* [What to do]:
Return the material exactly, first line through the line containing "550, 330, 150, 75, 30, 16.5, 8.7, 4.3, 3, 2, 2]", and nothing more. Pictures stay out.

___

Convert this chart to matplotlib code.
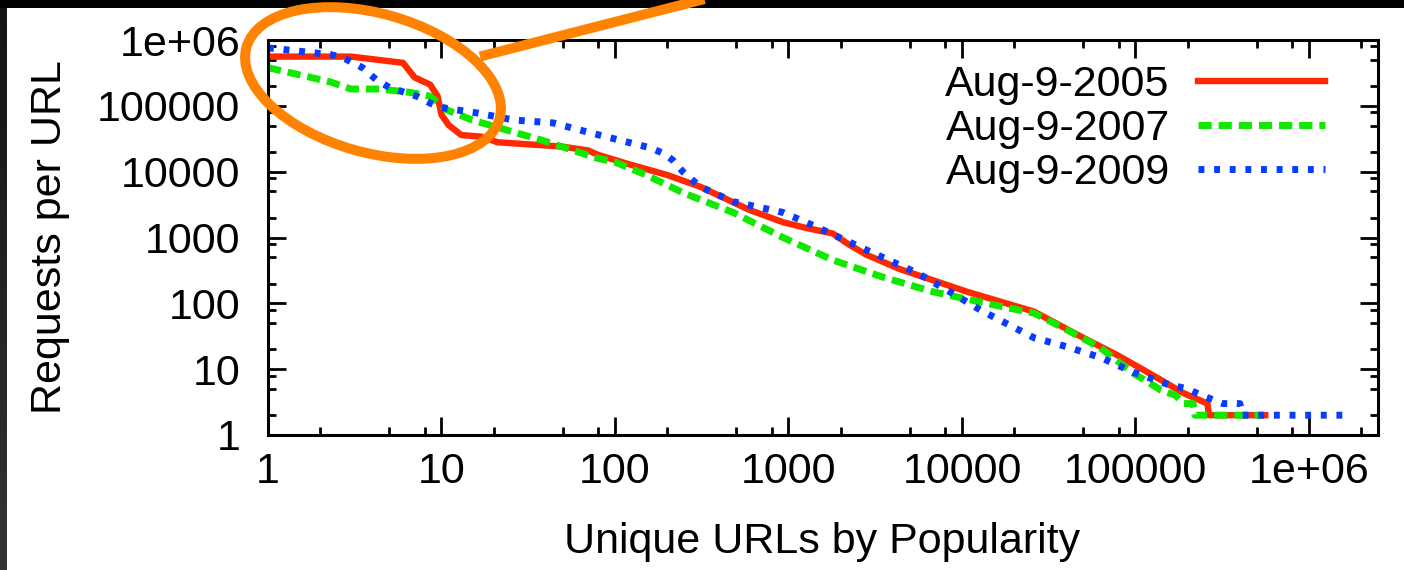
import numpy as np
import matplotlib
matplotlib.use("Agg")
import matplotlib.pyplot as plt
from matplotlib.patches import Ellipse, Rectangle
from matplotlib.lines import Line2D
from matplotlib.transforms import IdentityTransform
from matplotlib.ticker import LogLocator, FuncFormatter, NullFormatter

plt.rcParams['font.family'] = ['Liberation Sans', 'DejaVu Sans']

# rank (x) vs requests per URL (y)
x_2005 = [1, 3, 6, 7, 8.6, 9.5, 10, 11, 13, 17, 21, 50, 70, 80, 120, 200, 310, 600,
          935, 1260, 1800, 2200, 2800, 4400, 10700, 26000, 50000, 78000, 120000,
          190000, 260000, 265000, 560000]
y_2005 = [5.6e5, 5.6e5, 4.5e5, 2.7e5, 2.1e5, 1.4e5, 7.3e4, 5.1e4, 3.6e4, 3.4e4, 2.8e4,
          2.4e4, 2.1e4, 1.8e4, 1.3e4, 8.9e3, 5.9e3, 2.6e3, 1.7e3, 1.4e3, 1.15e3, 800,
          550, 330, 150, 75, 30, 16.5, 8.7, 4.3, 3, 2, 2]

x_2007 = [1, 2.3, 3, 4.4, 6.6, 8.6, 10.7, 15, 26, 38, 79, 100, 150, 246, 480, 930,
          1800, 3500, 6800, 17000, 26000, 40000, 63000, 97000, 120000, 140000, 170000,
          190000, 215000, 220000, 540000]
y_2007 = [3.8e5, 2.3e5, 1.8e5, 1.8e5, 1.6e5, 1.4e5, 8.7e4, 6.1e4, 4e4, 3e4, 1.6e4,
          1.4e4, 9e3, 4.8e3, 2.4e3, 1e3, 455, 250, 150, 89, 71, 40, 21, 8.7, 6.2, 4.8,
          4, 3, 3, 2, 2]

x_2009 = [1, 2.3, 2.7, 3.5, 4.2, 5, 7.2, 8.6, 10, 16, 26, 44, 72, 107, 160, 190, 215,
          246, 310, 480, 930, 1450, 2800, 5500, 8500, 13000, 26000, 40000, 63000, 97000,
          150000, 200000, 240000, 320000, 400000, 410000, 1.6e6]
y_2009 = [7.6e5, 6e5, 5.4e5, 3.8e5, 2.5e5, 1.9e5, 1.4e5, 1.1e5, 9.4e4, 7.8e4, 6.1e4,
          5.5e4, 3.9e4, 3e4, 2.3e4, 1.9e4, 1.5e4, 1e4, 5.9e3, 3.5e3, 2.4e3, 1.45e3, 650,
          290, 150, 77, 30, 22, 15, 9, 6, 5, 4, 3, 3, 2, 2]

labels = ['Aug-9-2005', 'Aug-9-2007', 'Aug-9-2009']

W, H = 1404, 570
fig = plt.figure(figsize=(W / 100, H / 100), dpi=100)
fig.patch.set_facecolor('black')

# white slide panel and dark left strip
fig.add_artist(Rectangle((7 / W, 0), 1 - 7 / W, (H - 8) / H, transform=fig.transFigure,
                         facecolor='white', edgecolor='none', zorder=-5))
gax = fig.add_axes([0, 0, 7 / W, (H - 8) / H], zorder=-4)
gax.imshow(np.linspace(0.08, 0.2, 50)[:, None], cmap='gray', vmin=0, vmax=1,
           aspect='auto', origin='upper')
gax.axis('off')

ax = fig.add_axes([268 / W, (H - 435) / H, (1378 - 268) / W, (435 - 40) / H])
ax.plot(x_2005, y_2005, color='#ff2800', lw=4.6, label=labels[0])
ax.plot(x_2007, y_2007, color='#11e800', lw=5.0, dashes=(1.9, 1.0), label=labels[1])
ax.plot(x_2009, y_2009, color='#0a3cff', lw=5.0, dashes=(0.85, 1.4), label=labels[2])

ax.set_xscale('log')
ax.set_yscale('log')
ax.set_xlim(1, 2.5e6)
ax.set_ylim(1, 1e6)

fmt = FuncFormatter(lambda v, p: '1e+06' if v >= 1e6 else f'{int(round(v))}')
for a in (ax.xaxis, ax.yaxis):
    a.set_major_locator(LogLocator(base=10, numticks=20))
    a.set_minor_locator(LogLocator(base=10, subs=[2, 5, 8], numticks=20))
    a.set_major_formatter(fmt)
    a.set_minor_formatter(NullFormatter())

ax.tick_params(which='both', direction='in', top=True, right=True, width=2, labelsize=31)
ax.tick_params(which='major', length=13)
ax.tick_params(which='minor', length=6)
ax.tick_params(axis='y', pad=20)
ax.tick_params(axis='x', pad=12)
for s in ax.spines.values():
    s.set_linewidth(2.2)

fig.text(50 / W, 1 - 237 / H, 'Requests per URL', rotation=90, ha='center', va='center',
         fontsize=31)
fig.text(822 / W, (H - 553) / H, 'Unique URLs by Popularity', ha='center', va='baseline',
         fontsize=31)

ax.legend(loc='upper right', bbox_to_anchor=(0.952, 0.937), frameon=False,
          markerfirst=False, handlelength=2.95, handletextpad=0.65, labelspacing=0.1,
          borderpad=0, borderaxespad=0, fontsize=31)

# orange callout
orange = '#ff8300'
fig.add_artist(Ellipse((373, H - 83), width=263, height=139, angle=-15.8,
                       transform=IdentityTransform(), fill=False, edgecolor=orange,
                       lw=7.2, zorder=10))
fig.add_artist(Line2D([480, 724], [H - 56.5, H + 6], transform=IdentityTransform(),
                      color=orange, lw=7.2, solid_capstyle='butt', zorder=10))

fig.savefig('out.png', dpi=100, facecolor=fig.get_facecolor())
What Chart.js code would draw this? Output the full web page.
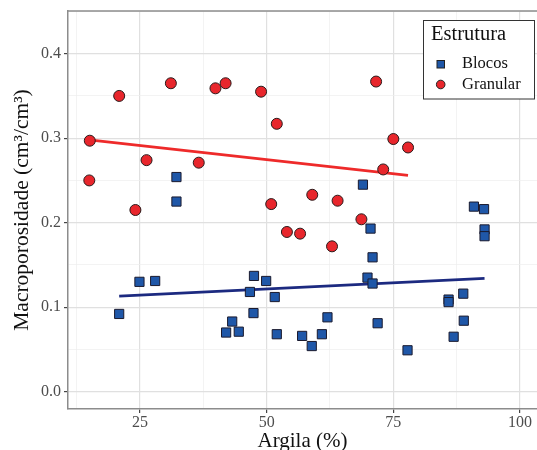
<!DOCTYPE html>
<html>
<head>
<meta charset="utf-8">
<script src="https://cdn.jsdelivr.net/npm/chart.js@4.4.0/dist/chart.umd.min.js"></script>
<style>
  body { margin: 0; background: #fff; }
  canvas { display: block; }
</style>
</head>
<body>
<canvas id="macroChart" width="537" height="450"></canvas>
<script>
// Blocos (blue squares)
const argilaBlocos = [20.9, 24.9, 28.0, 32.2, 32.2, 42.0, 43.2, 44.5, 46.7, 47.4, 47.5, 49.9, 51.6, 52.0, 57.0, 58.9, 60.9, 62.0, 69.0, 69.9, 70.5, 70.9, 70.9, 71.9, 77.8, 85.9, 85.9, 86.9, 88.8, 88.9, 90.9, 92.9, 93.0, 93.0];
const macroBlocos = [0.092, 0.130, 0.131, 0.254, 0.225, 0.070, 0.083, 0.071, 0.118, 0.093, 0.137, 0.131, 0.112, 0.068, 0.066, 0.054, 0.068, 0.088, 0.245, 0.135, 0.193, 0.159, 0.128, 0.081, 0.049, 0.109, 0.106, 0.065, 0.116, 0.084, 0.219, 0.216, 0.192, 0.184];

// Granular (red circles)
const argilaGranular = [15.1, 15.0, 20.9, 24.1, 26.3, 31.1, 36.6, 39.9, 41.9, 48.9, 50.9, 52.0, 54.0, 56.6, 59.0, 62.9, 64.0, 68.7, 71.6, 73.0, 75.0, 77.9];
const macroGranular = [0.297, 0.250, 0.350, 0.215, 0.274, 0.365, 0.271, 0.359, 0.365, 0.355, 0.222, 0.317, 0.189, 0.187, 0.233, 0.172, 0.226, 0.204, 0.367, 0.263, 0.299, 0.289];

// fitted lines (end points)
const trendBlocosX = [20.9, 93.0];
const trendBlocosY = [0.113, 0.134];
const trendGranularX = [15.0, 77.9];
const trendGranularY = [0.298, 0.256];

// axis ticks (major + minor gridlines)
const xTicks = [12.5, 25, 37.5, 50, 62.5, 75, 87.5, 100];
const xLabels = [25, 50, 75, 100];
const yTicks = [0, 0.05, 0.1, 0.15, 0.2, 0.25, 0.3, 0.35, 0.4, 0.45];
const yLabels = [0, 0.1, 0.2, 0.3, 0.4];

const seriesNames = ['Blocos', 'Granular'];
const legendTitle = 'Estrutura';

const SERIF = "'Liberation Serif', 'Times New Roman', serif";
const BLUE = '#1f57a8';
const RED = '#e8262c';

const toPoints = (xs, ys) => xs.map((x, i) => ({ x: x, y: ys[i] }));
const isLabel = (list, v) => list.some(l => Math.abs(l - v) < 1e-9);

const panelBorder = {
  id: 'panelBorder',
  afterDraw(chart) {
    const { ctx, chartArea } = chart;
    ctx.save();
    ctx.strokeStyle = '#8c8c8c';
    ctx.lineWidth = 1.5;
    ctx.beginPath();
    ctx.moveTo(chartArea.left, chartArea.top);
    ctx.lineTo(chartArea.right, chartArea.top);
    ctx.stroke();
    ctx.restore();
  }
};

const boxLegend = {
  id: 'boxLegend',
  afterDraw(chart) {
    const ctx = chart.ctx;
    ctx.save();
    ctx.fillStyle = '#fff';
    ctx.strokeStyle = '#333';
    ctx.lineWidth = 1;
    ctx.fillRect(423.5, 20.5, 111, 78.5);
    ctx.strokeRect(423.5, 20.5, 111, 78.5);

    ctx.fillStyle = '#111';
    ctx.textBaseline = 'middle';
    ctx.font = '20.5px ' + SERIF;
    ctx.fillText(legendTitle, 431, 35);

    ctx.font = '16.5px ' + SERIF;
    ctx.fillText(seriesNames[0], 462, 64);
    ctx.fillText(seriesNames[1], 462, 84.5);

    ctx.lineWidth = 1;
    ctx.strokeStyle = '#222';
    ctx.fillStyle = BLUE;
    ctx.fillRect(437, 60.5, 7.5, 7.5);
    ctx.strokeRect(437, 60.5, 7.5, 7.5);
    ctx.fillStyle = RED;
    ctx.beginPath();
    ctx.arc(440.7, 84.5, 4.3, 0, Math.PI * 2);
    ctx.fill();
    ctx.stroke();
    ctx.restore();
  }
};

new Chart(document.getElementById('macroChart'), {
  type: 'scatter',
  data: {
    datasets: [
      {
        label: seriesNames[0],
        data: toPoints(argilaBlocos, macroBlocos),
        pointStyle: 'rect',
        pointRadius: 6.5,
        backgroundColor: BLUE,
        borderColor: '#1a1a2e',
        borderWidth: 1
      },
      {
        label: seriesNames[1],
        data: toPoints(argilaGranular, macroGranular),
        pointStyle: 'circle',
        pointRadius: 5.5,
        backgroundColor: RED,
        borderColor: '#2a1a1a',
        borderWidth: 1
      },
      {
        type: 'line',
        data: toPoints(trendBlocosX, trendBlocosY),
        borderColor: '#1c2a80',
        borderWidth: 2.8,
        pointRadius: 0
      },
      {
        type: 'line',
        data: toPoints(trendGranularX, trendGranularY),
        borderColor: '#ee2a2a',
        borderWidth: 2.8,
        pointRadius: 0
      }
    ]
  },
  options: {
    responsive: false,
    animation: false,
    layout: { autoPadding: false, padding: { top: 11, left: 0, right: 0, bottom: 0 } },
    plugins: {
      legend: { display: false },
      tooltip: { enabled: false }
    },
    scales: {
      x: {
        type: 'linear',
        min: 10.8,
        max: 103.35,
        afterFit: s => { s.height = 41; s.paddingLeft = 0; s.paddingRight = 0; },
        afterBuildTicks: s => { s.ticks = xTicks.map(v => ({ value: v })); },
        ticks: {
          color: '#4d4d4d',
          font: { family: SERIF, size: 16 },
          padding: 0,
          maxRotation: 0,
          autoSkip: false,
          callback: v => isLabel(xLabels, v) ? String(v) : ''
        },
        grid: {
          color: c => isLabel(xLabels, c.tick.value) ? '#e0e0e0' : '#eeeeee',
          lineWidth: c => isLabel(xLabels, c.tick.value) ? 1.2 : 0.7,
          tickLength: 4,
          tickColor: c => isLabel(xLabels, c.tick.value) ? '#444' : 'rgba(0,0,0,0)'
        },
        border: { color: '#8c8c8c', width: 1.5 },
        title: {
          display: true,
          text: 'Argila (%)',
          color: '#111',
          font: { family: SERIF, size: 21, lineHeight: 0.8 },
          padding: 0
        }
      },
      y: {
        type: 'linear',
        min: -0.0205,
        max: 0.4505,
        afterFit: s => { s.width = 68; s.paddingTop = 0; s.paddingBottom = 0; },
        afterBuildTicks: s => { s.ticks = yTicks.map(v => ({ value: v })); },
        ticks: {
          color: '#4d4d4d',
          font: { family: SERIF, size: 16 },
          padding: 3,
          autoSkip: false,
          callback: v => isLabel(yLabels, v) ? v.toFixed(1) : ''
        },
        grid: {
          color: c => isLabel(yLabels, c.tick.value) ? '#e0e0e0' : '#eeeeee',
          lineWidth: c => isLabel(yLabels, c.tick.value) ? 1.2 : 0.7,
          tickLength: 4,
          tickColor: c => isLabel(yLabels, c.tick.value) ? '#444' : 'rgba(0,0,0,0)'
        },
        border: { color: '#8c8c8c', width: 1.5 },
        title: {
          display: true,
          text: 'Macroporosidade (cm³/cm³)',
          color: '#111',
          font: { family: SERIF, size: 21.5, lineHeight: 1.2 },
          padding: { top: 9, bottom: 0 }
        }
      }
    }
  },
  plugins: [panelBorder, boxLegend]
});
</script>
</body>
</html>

___

* [The completed task]:
Convert this chart to matplotlib code.
import numpy as np
import matplotlib
matplotlib.use("Agg")
import matplotlib.pyplot as plt
from matplotlib.patches import Ellipse, Rectangle
from matplotlib.lines import Line2D
from matplotlib.transforms import IdentityTransform
from matplotlib.ticker import LogLocator, FuncFormatter, NullFormatter

plt.rcParams['font.family'] = ['Liberation Sans', 'DejaVu Sans']

# rank (x) vs requests per URL (y)
x_2005 = [1, 3, 6, 7, 8.6, 9.5, 10, 11, 13, 17, 21, 50, 70, 80, 120, 200, 310, 600,
          935, 1260, 1800, 2200, 2800, 4400, 10700, 26000, 50000, 78000, 120000,
          190000, 260000, 265000, 560000]
y_2005 = [5.6e5, 5.6e5, 4.5e5, 2.7e5, 2.1e5, 1.4e5, 7.3e4, 5.1e4, 3.6e4, 3.4e4, 2.8e4,
          2.4e4, 2.1e4, 1.8e4, 1.3e4, 8.9e3, 5.9e3, 2.6e3, 1.7e3, 1.4e3, 1.15e3, 800,
          550, 330, 150, 75, 30, 16.5, 8.7, 4.3, 3, 2, 2]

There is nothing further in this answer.